Theory#

Agglomerative Algorithm (Bottom-Up):

  1. Define a similarity measure, e.g. Euclidean distance

  2. Start at bottom of dendrogram (assign each node to its own cluster = n clusters)

  3. The two clusters that are most similar to each other are fused (the similarity measure will be the height in the dendrogram where fuse occurs)

  4. Repeat with the n-1 remaining clusters, until all observations are assigned to a single cluster

Dendrogram Interpretation

  • Leaves that are fused at bottom of tree are more similar to each other compared to leaves that fuse higher atop.
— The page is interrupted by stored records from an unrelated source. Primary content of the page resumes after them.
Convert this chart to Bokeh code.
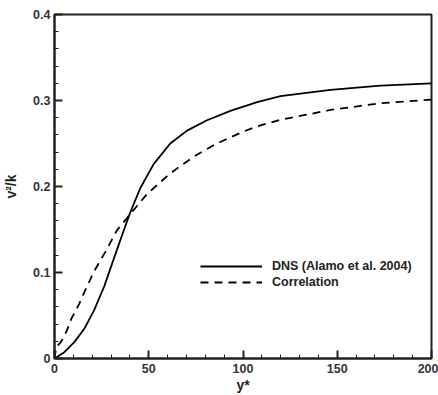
from bokeh.plotting import figure
from bokeh.models import Range1d, SingleIntervalTicker, CustomJSTickFormatter, Legend, LegendItem
from bokeh.embed import file_html
from bokeh.resources import INLINE

# DNS (Alamo et al. 2004)
dns_x = [0, 5.2, 10.5, 15.8, 21.1, 26.4, 31.3, 35.8, 40.2, 45.5, 52.6, 61.4, 70.3, 80.9, 93.3, 107.5, 119.9, 146.4, 173, 200]
dns_y = [0, 0.0074, 0.019, 0.0345, 0.0565, 0.084, 0.115, 0.143, 0.170, 0.198, 0.226, 0.250, 0.265, 0.277, 0.288, 0.298, 0.305, 0.3124, 0.3174, 0.320]

# Correlation
cor_x = [0, 1, 3, 5, 7, 9, 10.8, 13.1, 15.4, 20.7, 24.3, 27, 33.1, 40.2, 49, 59.7, 66.8, 75.6, 84.4, 91.6, 100.4, 107.5, 119.9, 146.4, 173, 200]
cor_y = [0, 0.014, 0.018, 0.025, 0.035, 0.0465, 0.0538, 0.0636, 0.0752, 0.100, 0.114, 0.124, 0.149, 0.168, 0.191, 0.212, 0.224, 0.237, 0.248, 0.2555, 0.264, 0.270, 0.2775, 0.289, 0.2969, 0.301]

x_ticks_interval = 50
y_ticks_interval = 0.1

FONT = "Liberation Sans"
DARK = "#222222"

p = figure(width=438, height=395, output_backend="svg", toolbar_location=None,
           x_range=Range1d(0, 200), y_range=Range1d(0, 0.4),
           min_border_left=54, min_border_right=7, min_border_top=14, min_border_bottom=37)

p.xgrid.visible = False
p.ygrid.visible = False
p.outline_line_color = DARK
p.outline_line_width = 2
p.outline_line_alpha = 1
p.background_fill_color = "white"
p.border_fill_color = "white"

r1 = p.line(dns_x, dns_y, line_color="black", line_width=1.8)
r2 = p.line(cor_x, cor_y, line_color="black", line_width=1.8, line_dash="8 6")

p.xaxis.ticker = SingleIntervalTicker(interval=x_ticks_interval, num_minor_ticks=5)
p.yaxis.ticker = SingleIntervalTicker(interval=y_ticks_interval, num_minor_ticks=5)
p.yaxis.formatter = CustomJSTickFormatter(code="return Math.abs(tick) < 1e-9 ? '0' : tick.toFixed(1);")

for ax in (p.xaxis[0], p.yaxis[0]):
    ax.axis_line_color = DARK
    ax.axis_line_width = 2
    ax.major_tick_in = 8
    ax.major_tick_out = 0
    ax.minor_tick_in = 4
    ax.minor_tick_out = 0
    ax.major_tick_line_color = DARK
    ax.major_tick_line_width = 2
    ax.minor_tick_line_color = DARK
    ax.minor_tick_line_width = 1
    ax.major_label_text_font = FONT
    ax.major_label_text_font_size = "12.5px"
    ax.major_label_text_font_style = "bold"
    ax.major_label_text_color = "#333333"
    ax.axis_label_text_font = FONT
    ax.axis_label_text_font_size = "14px"
    ax.axis_label_text_font_style = "bold"
    ax.axis_label_text_color = DARK

p.xaxis.major_label_standoff = 5
p.yaxis.major_label_standoff = 4
p.xaxis.axis_label = "y*"
p.yaxis.axis_label = "v²/k"
p.xaxis.axis_label_standoff = 1
p.yaxis.axis_label_standoff = 11

legend = Legend(items=[LegendItem(label="DNS (Alamo et al. 2004)", renderers=[r1]),
                       LegendItem(label="Correlation", renderers=[r2])],
                location=(146, 68), orientation="vertical")
legend.border_line_color = None
legend.background_fill_alpha = 0
legend.padding = 0
legend.margin = 0
legend.spacing = 0
legend.glyph_width = 62
legend.glyph_height = 16
legend.label_height = 16
legend.label_standoff = 10
legend.label_text_font = FONT
legend.label_text_font_size = "12.5px"
legend.label_text_font_style = "bold"
legend.label_text_color = DARK
p.add_layout(legend, "center")

open("out.html", "w").write(file_html(p, INLINE))
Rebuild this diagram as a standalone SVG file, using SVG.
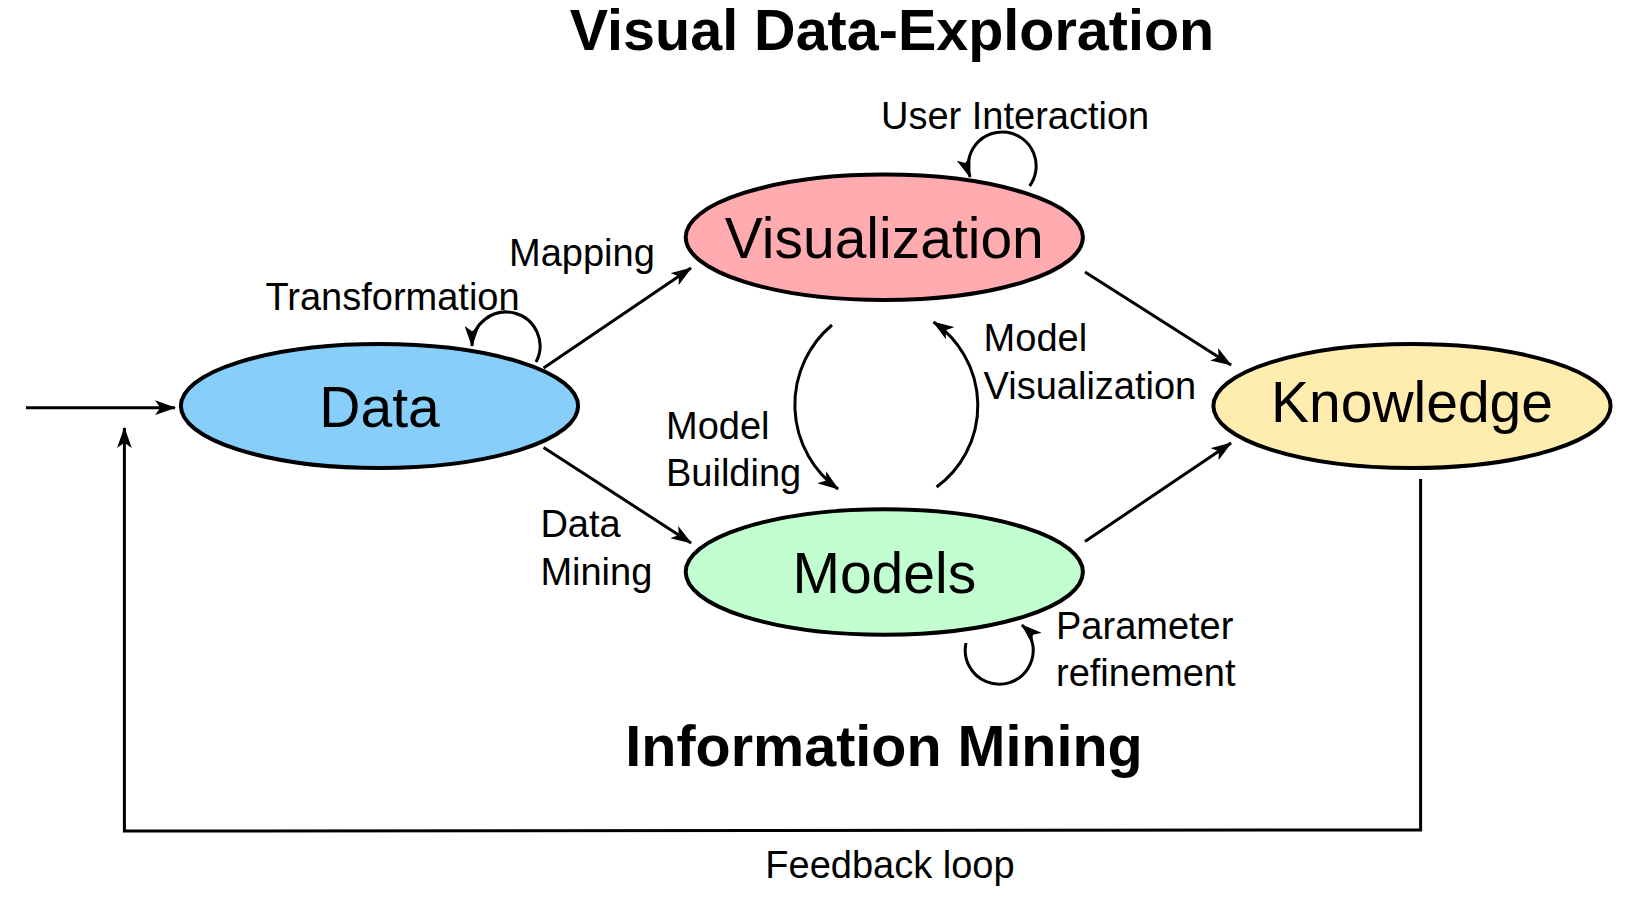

  • Use vertical axis to assess similarity, not the horizontal axis

  • The height of the cut serves same purpose as “K” in k-means clustering: it controls the # of clusters obtained

Types of Linkage (measures to compare two clusters’ similarity):

  • complete: compute all pairwise similarity between observations in cluster A and cluster B, and record the LARGEST of these similarities

  • single: compute all pairwise similarity between observations in cluster A and cluster B, and record the smallest

  • average: compute all pairwise similarity between observations in cluster A and cluster B, and record the average

  • centroid: dissimilarity between centroid for cluster A and cluster B (inversions may occur, two clusters are fused BELOW either of the two clusters – makes dendrogram visualization difficult)

  • correlation-based: focuses on shapes of observation profiles rather than magnitudes (e.g. clustering users where features are movies watched)

  • ward: minimizes variance of clusters being merged